::: ITEMS

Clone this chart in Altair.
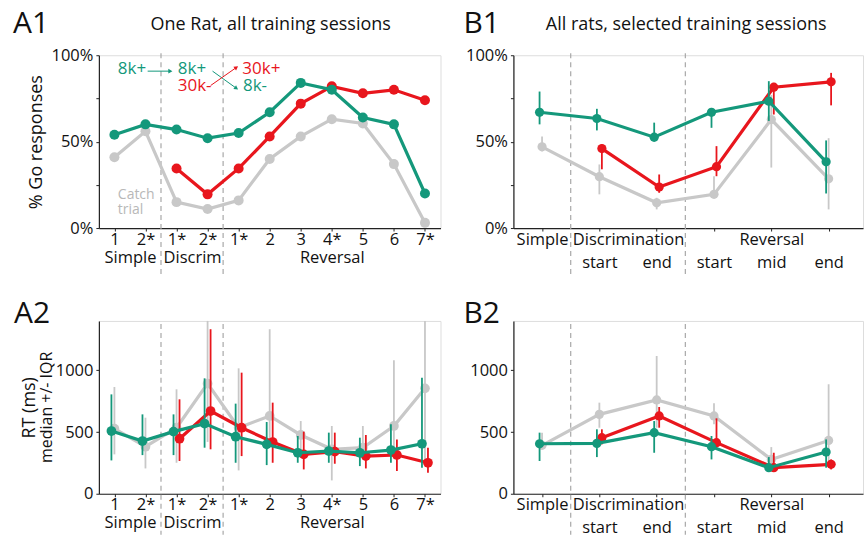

::::::
::: ITEMS

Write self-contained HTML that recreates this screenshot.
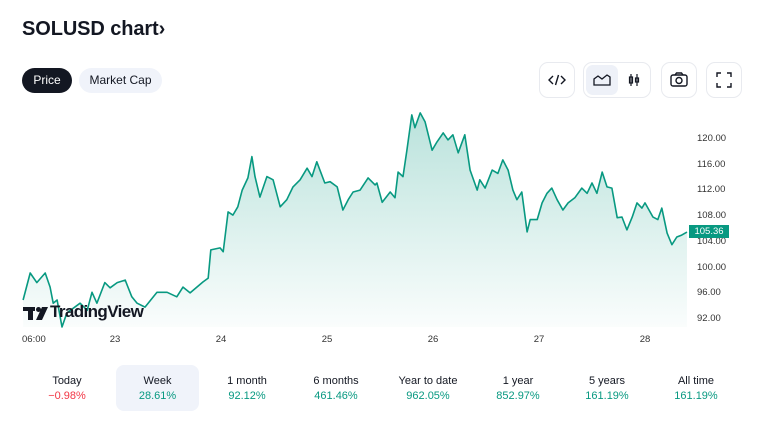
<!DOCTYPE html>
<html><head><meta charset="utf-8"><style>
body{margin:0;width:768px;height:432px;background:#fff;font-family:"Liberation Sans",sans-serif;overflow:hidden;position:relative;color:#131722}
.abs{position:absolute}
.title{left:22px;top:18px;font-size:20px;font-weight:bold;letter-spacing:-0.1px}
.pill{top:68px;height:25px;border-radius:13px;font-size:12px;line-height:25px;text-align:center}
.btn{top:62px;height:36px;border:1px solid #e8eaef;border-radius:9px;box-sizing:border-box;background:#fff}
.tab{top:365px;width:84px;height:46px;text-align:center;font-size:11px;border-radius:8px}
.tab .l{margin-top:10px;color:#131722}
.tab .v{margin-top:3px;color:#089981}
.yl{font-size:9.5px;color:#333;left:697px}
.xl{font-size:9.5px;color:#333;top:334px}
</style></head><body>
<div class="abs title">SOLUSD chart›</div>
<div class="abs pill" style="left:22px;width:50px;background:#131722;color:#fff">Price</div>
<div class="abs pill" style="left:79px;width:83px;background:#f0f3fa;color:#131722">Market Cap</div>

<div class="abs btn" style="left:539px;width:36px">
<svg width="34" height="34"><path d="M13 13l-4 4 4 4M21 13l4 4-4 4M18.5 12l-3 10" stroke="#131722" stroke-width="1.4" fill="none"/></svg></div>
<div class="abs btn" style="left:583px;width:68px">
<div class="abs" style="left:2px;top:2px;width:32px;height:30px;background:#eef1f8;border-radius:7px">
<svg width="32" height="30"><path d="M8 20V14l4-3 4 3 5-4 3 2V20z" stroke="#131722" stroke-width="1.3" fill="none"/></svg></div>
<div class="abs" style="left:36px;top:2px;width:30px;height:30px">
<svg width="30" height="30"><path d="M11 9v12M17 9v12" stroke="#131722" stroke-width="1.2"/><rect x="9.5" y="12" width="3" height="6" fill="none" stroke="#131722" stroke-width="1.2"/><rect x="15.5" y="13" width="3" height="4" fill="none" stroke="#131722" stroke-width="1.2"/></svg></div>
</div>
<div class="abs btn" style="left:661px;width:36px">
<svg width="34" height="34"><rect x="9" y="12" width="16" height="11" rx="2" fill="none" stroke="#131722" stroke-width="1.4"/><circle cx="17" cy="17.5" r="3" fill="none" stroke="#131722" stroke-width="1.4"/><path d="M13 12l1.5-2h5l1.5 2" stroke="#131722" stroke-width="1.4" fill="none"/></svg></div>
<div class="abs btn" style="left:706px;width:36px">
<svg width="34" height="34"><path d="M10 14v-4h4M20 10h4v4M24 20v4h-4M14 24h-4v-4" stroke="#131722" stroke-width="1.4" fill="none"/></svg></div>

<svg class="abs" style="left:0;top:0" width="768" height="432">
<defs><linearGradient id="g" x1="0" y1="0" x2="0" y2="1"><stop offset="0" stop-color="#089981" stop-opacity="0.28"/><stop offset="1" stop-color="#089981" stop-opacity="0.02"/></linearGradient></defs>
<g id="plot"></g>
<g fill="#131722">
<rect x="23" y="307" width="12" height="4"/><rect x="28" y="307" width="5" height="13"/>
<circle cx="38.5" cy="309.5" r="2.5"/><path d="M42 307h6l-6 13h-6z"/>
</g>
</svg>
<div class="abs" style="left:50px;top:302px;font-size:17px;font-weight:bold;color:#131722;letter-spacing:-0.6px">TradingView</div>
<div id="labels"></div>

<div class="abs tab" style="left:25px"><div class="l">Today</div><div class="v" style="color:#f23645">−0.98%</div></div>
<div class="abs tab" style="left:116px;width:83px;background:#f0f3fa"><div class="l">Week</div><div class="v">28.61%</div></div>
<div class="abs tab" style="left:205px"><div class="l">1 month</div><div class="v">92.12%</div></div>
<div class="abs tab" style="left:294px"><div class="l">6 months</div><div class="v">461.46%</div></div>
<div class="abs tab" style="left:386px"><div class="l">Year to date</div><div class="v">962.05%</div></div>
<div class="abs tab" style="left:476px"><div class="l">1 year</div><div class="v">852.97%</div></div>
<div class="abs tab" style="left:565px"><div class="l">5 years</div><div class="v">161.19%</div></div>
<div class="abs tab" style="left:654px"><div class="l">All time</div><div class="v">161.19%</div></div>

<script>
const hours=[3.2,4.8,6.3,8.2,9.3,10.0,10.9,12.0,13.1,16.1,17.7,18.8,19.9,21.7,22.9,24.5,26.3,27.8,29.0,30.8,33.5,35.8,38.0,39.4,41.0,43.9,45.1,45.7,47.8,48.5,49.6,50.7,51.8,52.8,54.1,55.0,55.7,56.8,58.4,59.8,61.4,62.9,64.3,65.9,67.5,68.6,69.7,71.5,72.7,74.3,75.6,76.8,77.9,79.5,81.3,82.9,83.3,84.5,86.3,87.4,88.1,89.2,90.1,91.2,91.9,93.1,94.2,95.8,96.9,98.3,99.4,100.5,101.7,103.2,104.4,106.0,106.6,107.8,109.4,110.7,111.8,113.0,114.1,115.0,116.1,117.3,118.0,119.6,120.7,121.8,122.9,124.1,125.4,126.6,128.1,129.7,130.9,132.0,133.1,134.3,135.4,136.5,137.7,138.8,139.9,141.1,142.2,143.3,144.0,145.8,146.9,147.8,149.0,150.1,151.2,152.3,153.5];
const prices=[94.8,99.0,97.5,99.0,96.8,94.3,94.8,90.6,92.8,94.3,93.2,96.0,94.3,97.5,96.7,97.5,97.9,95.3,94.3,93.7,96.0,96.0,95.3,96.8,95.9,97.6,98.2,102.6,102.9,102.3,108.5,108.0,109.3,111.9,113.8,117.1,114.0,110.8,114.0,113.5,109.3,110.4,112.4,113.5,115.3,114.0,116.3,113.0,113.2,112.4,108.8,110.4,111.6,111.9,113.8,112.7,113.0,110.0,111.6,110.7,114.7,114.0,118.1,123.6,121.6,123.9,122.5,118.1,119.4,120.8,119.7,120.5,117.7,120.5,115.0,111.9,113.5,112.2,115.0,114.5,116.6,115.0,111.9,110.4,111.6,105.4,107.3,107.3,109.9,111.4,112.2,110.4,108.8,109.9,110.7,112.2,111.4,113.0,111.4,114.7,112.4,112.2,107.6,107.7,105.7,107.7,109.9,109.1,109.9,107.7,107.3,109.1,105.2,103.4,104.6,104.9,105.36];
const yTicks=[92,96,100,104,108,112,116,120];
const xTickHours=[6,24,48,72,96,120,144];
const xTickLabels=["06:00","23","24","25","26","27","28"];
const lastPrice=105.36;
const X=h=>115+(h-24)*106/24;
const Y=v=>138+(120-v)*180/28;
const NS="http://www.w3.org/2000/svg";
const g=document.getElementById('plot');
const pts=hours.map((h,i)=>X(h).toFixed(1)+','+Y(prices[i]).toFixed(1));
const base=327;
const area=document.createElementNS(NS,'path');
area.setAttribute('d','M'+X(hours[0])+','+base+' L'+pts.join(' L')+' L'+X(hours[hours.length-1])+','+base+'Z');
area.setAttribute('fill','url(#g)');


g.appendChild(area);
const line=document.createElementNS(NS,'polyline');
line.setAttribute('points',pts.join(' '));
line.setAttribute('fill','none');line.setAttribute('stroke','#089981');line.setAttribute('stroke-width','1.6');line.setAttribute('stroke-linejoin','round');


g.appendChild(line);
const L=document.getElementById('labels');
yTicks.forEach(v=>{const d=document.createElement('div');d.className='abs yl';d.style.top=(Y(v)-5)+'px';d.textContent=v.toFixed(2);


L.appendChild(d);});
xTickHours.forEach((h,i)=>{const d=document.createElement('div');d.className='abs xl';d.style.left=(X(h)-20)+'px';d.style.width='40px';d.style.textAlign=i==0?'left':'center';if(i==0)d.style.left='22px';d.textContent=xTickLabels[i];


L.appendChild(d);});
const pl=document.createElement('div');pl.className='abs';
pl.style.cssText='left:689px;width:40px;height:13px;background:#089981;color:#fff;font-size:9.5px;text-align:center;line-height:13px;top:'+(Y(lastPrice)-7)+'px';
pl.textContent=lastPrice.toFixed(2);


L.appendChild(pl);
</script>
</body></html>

::::::

§ **INSTRUCTION**: Where a line holds the string "chart", copy that line.

§ **RESULT OF THE EXERCISE**:
Clone this chart in Altair.
<div class="abs title">SOLUSD chart›</div>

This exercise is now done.